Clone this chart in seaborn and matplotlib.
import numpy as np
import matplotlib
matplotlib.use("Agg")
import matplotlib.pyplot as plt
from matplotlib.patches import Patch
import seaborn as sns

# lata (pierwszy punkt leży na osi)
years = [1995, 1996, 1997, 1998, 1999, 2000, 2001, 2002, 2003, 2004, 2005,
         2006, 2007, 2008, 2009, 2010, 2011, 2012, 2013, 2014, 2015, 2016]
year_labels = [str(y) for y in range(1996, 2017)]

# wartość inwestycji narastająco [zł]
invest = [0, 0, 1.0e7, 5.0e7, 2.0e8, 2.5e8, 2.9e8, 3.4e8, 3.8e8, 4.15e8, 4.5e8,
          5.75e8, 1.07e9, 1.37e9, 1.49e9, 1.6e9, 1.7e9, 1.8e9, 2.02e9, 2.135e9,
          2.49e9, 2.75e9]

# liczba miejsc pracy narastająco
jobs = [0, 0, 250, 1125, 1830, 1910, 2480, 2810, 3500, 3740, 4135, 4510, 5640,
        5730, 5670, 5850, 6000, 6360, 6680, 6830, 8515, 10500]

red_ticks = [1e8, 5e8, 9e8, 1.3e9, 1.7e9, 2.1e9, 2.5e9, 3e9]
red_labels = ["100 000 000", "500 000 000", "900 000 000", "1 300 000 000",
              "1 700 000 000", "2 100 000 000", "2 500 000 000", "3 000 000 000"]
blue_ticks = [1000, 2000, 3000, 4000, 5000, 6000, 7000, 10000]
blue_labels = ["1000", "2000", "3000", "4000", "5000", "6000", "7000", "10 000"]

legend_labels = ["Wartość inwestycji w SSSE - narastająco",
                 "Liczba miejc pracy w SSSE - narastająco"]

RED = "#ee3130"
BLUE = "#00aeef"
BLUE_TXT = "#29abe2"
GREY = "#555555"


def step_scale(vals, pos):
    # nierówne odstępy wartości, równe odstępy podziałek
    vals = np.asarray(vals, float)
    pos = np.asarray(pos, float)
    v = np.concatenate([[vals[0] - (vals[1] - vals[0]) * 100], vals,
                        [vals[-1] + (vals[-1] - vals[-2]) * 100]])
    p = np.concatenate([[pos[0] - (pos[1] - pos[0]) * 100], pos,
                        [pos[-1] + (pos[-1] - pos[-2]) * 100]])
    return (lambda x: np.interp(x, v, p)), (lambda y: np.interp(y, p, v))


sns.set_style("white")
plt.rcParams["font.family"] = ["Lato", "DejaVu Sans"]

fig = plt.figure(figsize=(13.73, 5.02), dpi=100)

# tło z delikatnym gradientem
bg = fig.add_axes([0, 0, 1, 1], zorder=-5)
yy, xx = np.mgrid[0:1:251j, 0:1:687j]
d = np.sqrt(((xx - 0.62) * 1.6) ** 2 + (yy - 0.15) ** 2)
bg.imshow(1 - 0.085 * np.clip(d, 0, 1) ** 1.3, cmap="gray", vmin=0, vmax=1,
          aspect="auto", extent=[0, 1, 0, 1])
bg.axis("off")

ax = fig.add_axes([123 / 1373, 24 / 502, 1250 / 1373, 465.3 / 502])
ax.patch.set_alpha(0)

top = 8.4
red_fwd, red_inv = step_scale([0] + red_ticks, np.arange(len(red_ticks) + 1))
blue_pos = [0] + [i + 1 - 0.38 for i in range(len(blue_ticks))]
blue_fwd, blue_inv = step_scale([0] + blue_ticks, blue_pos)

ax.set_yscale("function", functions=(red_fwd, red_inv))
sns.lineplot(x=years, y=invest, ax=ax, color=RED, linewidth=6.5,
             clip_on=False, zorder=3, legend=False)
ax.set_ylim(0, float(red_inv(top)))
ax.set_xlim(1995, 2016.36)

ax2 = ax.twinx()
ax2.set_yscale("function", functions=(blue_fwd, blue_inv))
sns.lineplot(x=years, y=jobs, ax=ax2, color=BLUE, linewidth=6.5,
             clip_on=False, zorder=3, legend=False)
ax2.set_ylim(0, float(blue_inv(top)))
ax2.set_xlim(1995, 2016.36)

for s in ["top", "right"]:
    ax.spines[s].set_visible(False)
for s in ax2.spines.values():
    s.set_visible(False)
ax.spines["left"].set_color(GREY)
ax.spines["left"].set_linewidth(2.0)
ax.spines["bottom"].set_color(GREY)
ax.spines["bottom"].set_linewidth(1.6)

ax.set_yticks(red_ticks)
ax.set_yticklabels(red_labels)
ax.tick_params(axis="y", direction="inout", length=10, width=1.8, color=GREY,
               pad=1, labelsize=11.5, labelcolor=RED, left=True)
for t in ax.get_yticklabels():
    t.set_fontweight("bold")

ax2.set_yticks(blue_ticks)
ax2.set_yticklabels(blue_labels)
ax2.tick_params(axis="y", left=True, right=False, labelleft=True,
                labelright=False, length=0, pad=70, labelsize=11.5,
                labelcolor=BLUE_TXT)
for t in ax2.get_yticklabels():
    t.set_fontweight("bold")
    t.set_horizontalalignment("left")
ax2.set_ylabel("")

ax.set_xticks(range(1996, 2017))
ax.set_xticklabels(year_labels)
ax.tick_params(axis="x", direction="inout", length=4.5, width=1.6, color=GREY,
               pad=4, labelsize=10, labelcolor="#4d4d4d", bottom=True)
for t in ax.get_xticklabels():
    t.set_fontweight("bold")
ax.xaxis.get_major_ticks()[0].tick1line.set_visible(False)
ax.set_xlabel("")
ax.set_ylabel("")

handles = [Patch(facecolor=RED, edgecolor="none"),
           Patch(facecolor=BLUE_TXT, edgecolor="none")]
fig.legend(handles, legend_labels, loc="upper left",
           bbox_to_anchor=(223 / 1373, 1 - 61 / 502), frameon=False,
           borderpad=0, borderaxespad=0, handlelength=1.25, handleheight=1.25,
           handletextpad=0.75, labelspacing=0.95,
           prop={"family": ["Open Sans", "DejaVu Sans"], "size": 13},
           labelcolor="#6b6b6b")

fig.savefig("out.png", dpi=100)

--------------------------------------------------

## WORK TO DO
Search the data for "matplotlib". Copy every matching line.

## SOLVED PROBLEM
Clone this chart in seaborn and matplotlib.
import matplotlib
matplotlib.use("Agg")
import matplotlib.pyplot as plt
from matplotlib.patches import Patch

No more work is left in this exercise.